** START DATASET EXCERPTS **

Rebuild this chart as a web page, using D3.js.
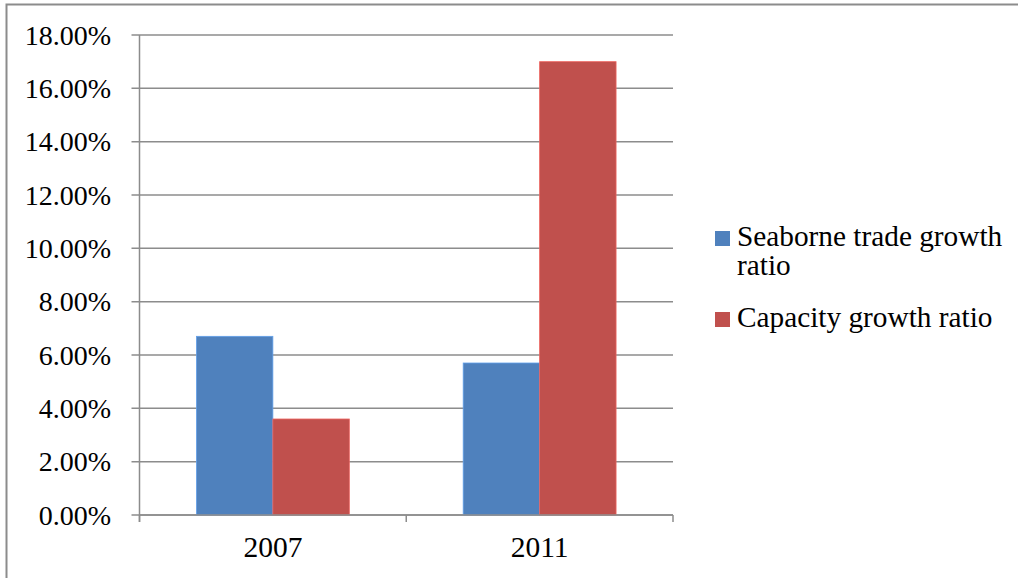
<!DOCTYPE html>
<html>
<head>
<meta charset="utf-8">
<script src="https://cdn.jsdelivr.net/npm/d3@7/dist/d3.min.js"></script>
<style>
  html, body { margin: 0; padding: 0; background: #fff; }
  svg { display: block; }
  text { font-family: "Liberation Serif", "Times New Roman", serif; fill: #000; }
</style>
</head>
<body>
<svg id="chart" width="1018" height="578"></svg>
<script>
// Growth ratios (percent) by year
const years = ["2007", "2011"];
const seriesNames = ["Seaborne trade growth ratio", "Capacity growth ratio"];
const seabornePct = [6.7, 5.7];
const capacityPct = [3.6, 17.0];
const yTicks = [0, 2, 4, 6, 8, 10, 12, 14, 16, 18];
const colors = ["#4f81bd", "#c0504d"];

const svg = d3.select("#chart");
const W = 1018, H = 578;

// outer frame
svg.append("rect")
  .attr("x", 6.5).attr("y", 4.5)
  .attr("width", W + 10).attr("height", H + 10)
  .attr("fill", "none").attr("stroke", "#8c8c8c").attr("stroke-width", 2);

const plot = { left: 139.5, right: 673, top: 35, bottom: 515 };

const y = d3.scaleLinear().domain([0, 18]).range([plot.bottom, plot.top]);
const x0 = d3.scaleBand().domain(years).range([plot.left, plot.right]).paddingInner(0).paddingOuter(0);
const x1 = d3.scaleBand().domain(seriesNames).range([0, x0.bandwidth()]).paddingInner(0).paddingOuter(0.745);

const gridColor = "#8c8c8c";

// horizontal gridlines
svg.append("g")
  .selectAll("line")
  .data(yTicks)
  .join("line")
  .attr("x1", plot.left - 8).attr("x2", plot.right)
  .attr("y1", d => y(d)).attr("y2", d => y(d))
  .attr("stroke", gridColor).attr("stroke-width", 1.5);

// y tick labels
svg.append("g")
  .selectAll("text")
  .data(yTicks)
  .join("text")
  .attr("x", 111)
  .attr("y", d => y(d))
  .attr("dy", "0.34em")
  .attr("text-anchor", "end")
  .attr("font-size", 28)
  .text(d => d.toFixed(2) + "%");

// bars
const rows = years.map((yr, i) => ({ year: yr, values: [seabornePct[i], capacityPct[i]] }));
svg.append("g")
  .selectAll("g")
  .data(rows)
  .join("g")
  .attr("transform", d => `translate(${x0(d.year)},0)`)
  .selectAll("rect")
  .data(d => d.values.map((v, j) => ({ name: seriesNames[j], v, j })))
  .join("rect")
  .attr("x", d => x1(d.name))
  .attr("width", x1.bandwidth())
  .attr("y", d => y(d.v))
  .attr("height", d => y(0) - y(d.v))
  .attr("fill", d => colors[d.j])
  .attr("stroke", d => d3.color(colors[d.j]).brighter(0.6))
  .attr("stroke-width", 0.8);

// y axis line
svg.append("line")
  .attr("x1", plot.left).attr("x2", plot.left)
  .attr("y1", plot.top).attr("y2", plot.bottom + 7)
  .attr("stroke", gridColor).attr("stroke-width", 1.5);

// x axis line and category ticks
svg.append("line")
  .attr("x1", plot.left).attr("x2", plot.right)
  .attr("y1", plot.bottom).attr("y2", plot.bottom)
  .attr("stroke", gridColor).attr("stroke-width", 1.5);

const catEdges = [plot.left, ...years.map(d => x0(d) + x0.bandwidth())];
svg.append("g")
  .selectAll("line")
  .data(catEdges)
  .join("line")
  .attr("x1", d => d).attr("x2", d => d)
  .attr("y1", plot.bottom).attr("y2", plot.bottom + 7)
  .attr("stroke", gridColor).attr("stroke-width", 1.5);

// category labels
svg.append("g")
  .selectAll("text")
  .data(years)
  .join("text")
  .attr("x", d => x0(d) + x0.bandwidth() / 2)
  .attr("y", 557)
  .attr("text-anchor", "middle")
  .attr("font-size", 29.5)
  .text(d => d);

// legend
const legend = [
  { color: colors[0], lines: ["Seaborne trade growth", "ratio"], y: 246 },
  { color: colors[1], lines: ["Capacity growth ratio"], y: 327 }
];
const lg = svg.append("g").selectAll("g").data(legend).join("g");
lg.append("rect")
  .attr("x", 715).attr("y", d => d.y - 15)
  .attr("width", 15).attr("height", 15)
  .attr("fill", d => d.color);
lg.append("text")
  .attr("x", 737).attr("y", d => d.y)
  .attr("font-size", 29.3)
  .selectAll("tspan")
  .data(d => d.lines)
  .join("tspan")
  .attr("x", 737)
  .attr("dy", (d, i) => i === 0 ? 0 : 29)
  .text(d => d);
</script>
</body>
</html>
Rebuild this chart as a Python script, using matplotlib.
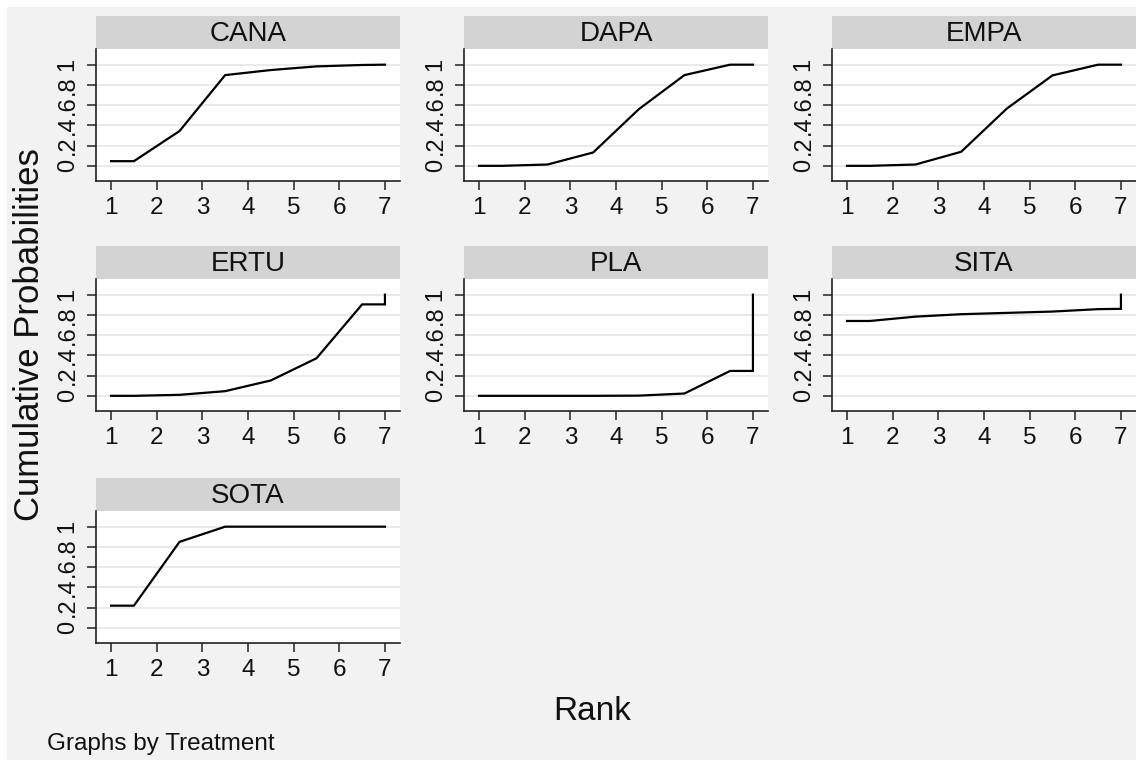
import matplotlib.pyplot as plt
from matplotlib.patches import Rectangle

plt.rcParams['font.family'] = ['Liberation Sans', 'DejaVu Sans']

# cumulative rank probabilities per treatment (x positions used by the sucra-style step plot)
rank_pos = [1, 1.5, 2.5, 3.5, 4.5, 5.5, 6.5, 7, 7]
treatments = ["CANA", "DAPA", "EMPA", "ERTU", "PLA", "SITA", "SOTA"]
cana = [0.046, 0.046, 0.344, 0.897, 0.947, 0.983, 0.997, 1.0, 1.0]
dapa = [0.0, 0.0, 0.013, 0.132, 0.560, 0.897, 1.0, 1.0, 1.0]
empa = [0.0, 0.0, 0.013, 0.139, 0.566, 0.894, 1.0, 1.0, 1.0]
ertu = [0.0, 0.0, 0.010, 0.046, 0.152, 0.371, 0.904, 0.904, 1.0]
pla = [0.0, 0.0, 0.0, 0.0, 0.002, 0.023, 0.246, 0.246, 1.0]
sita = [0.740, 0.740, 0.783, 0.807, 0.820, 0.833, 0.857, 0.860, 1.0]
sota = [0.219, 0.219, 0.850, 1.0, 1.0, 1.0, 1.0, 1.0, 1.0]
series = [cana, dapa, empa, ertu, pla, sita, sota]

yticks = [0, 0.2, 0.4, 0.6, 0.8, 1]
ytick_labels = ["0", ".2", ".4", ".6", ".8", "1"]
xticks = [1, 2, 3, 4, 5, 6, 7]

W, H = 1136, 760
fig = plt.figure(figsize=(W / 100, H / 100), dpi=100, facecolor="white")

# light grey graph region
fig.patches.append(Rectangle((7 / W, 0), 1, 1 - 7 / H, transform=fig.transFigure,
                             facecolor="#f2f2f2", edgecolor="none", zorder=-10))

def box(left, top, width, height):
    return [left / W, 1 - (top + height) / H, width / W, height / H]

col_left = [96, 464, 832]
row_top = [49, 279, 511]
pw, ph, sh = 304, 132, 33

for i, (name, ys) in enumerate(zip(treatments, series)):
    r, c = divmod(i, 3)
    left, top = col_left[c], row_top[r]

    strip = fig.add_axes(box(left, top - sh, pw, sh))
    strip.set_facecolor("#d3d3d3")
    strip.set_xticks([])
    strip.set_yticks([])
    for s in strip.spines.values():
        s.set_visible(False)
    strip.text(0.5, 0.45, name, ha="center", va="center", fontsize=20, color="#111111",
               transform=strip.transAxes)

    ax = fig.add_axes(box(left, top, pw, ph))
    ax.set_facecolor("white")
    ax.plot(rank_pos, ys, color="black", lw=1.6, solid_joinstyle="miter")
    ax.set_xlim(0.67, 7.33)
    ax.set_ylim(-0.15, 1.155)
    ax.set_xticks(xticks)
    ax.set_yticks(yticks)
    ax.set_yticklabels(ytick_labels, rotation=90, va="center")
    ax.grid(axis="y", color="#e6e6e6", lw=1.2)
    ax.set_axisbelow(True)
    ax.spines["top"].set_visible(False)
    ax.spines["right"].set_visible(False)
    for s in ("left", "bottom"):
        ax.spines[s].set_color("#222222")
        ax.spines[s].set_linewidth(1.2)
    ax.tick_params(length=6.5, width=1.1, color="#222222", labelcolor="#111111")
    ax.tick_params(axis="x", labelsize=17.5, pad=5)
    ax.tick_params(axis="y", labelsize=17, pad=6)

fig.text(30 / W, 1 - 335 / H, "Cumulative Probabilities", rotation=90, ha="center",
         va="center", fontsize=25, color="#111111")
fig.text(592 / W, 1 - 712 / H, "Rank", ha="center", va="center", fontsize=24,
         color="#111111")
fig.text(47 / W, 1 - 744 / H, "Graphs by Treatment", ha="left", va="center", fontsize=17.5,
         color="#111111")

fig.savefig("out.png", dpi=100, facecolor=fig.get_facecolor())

** END DATASET EXCERPTS **

# TASK TO COMPLETE
Transcribe, exactly as written, the lines starting at the one with "Rebuild this chart as a Python" and ending at the one with "plt.rcParams['font.family'] = ['Liberation", and nothing more. Pictures are not part of the copy.

# EXERCISE RESPONSE
Rebuild this chart as a Python script, using matplotlib.
import matplotlib.pyplot as plt
from matplotlib.patches import Rectangle

plt.rcParams['font.family'] = ['Liberation Sans', 'DejaVu Sans']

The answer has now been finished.